ARNAUD MONTEBOURG

« Je pense que nous pouvons remonter les salaires. Les Allemands l’ont déjà fait, plus 5%. »

Arnaud Montebourg, candidat de la primaire du PS, a vanté les mérites des revalorisations de salaires et a déclaré : « Je pense que nous pouvons avoir une stratégie progressive de remontée des salaires dans tous les pays. Les Allemands l’ont déjà fait, +5%, mais ce n’est pas suffisant. » Une affirmation imprécise et en réalité plus complexe.

 

LE CONTEXTE

Arnaud Montebourg était l’invité de Jean-Jacques Bourdin dans « Bourdin Direct » sur BFM TV et RMC le 30 novembre. Lors de son interview, il a déclaré : « Je pense que nous pouvons avoir une stratégie progressive de remontée des salaires dans tous les pays. Les Allemands l’ont déjà fait, +5%, mais ce n’est pas suffisant. » Il n’a pas totalement tort : une partie des salaires des Allemands a bien été augmentée… mais ce n’est pas le cas pour tout le monde. Cette revalorisation des salaires est progressive et elle concerne uniquement certaines branches où les syndicats sont parvenus à un accord.

 

L’explication

En avril, le syndicat du secteur des services, Ver.di, a conclu un accord avec l’Etat et les communes pour augmenter les salaires des fonctionnaires de 4,75% sur deux ans. Une augmentation importante au vu de la faible inflation mais en-deçà de ce que réclamait initialement le syndicat (6%).

Grâce à cet accord, les salariés de la fonction publique ont bénéficié d’une hausse de salaire de 2,4 % en mars, et celui-ci sera à nouveau augmenté de 2,35% en mai prochain.
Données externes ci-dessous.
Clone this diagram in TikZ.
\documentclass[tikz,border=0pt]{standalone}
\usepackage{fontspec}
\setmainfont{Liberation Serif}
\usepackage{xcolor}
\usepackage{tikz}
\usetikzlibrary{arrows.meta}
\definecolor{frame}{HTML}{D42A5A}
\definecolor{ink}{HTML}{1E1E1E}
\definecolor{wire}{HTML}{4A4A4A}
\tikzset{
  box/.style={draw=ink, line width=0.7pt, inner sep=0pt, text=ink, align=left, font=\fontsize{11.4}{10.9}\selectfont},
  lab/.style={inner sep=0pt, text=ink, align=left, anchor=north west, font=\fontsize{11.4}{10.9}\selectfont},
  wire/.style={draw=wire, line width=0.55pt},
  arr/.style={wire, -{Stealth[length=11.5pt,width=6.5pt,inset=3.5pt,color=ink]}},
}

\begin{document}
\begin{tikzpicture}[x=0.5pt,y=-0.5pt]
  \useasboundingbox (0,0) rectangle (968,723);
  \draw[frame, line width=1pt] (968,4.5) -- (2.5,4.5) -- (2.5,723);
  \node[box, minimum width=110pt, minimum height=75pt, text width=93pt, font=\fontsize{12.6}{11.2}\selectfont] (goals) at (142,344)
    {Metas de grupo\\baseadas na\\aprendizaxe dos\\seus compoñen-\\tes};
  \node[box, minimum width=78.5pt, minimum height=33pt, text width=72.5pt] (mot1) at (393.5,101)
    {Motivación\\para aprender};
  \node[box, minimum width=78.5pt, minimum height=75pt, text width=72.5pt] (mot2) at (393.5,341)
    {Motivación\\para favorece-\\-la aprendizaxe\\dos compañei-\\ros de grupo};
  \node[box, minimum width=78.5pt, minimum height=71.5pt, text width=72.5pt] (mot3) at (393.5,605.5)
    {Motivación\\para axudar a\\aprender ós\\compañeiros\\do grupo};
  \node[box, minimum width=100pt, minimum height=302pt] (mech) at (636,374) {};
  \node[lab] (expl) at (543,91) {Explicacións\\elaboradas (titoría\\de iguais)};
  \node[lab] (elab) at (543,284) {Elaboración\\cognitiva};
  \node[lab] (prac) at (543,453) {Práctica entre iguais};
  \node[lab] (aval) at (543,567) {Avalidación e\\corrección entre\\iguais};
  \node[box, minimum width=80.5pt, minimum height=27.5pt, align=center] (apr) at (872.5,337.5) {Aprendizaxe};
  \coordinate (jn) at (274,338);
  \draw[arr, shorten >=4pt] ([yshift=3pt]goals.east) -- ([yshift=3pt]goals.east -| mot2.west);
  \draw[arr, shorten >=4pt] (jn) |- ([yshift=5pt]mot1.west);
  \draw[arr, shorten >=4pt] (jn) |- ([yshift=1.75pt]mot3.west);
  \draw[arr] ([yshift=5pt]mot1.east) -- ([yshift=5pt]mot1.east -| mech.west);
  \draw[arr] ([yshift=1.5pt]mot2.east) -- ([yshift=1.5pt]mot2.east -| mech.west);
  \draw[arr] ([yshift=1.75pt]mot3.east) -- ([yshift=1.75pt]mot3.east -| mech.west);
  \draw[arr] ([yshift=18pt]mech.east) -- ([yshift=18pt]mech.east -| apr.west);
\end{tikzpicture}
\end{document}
Cette augmentation qui concerne un peu plus de 2,1 millions de fonctionnaires. Dans un communiqué de presse, le président du syndicat Frank Bsirske s’est félicité de cet accord : « Le résultat est un compromis qui augmente de manière significative les salaires réels, renforce le pouvoir d’achat et contribue à rendre la fonction publique plus attractive en Allemagne. »

Un mois après cet accord, en mai, le syndicat de l’industrie allemande IG Metall de Rhénanie-du-Nord-Westphalie s’est entendu avec le patronat pour augmenter les salaires de ses adhérents de 4,8% sur 21 mois. Le but de cette revalorisation ? Stimuler la demande et donc soutenir la consommation. Cette augmentation a été négociée au niveau régional mais elle devrait être calquée dans tous les Länder du pays et ainsi concerner 3,8 millions de salariés.

Mais leur rémunération n’est pas déjà augmentée de 5%. En effet, cette hausse s’effectue là aussi en plusieurs temps. Après ces pourparlers, les salariés ont reçu une prime de 150 euros en avril, mai et juin et ont vu leur rémunération augmenter de 2,8% le 1er juillet. En avril 2017, leur salaire sera revalorisé de 2%.

Il semblerait que ces accords salariaux aient donné le ton puisque depuis, d’autres branches sont elles aussi parvenues à des compromis grâce aux négociations entamées par leurs syndicats : les 550 000 salariés employés dans le secteur de la chimie verront leur rémunération augmenter de 5,3% sur deux ans, ceux du BTP également de 5% environ



Des salaires globalement en hausse

On s’aperçoit donc que ces augmentations conséquentes de salaires concernent des branches bien particulières où des accords ont été négociés par les syndicats et non tous les salariés allemands. De plus, l’Allemagne reste un pays avec de nombreux emplois précaires où le faible taux de chômage s’explique en partie par la compétitivité des “Minijobs” sous-payés.

Cependant, si tous les salariés ne vont pas bénéficier de cette hausse des salaires, la tendance est globalement à la hausse Outre-Rhin. D’après un rapport du Destatis, l’office allemand de la statistique, les salaires réels ont augmenté de 1,7% en 2014 et de 2,5% en 2015 par rapport à l’année précédente. Une hausse qui s’explique entre autres par l’entrée en vigueur du salaire minimum, salaire qui devrait lui aussi être revalorisé pour passer de 8,50 euros brut de l’heure à 8,84 euros en janvier 2017. De plus, le syndicat IG Metall avait déjà négocié une hausse des salaires de sa branche à hauteur de 3,4% sur l’année 2015.

Globalement, ces revalorisations de salaires s’expliquent pas la bonne santé de l’économie allemande et par une conjoncture favorable. Avec un taux de chômage assez bas (4,2% en juillet 2016 selon Eurostat), les syndicats ont de plus grandes marges de manœuvre. Il est difficile d’imaginer de telles négociations en France, où les syndicats sont moins influents et où le taux de syndicalisation est nettement inférieur (11% en France en 2013, contre autour de 18% en Allemagne).